YOUR OBJECTIVE:
Your task is to reproduce, verbatim and without pictures, the lines from the opening of the listing through the line containing "y_ticks = [0, 0.2, 0.4, 0.6, 0.8, 1.0, 1.2]".

INFORMATION SHOWN:
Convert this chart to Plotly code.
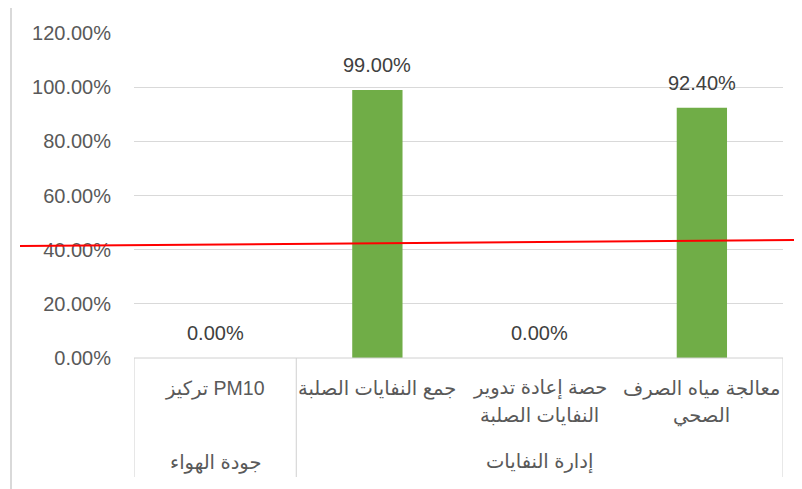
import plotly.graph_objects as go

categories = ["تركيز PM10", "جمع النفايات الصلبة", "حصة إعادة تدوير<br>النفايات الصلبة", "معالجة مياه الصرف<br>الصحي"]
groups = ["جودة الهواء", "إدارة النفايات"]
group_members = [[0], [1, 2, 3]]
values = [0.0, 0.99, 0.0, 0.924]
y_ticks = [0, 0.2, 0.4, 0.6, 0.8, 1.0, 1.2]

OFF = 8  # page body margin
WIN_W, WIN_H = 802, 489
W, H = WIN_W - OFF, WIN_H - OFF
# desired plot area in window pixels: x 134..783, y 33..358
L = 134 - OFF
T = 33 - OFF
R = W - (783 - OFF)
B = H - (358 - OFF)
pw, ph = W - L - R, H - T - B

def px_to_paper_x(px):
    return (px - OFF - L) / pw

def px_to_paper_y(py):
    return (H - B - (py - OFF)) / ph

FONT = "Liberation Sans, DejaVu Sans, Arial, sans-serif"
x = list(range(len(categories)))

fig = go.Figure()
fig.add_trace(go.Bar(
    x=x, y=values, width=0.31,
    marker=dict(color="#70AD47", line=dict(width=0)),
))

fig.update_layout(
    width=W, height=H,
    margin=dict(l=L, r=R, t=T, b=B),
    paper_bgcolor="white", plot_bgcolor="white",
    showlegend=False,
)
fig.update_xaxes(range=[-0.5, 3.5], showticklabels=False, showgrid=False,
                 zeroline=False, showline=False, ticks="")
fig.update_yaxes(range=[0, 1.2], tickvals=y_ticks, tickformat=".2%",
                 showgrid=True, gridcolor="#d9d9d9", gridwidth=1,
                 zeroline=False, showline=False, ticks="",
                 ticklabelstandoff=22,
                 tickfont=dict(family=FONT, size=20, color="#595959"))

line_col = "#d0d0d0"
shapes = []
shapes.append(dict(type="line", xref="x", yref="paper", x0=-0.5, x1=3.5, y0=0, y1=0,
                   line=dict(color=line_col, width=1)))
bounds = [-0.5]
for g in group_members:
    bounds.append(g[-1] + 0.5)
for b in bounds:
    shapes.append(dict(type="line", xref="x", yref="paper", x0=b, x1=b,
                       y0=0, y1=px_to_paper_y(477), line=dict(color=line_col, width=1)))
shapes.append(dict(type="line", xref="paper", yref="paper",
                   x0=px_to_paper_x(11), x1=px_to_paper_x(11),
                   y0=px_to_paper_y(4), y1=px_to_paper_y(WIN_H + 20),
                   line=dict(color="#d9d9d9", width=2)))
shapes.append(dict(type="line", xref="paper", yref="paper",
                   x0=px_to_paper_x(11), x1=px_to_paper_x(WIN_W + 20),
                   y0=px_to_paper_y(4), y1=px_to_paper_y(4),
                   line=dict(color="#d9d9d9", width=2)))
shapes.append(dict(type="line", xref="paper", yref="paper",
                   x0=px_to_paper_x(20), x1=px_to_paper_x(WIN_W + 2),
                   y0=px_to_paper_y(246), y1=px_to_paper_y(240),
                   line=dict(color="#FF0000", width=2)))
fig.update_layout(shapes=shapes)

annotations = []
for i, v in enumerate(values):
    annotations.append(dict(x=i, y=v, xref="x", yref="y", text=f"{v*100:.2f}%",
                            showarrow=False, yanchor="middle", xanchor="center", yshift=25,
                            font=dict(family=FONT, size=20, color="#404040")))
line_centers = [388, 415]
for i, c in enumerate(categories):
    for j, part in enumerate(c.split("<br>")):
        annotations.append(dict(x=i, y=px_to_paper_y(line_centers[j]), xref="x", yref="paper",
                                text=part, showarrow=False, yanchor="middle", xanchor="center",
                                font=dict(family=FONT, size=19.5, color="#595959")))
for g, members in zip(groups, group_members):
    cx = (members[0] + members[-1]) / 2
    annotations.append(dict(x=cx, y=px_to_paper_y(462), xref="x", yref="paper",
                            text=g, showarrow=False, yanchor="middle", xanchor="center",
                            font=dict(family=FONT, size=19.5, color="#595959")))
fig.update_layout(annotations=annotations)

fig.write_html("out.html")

CORRECT ANSWER:
Convert this chart to Plotly code.
import plotly.graph_objects as go

categories = ["تركيز PM10", "جمع النفايات الصلبة", "حصة إعادة تدوير<br>النفايات الصلبة", "معالجة مياه الصرف<br>الصحي"]
groups = ["جودة الهواء", "إدارة النفايات"]
group_members = [[0], [1, 2, 3]]
values = [0.0, 0.99, 0.0, 0.924]
y_ticks = [0, 0.2, 0.4, 0.6, 0.8, 1.0, 1.2]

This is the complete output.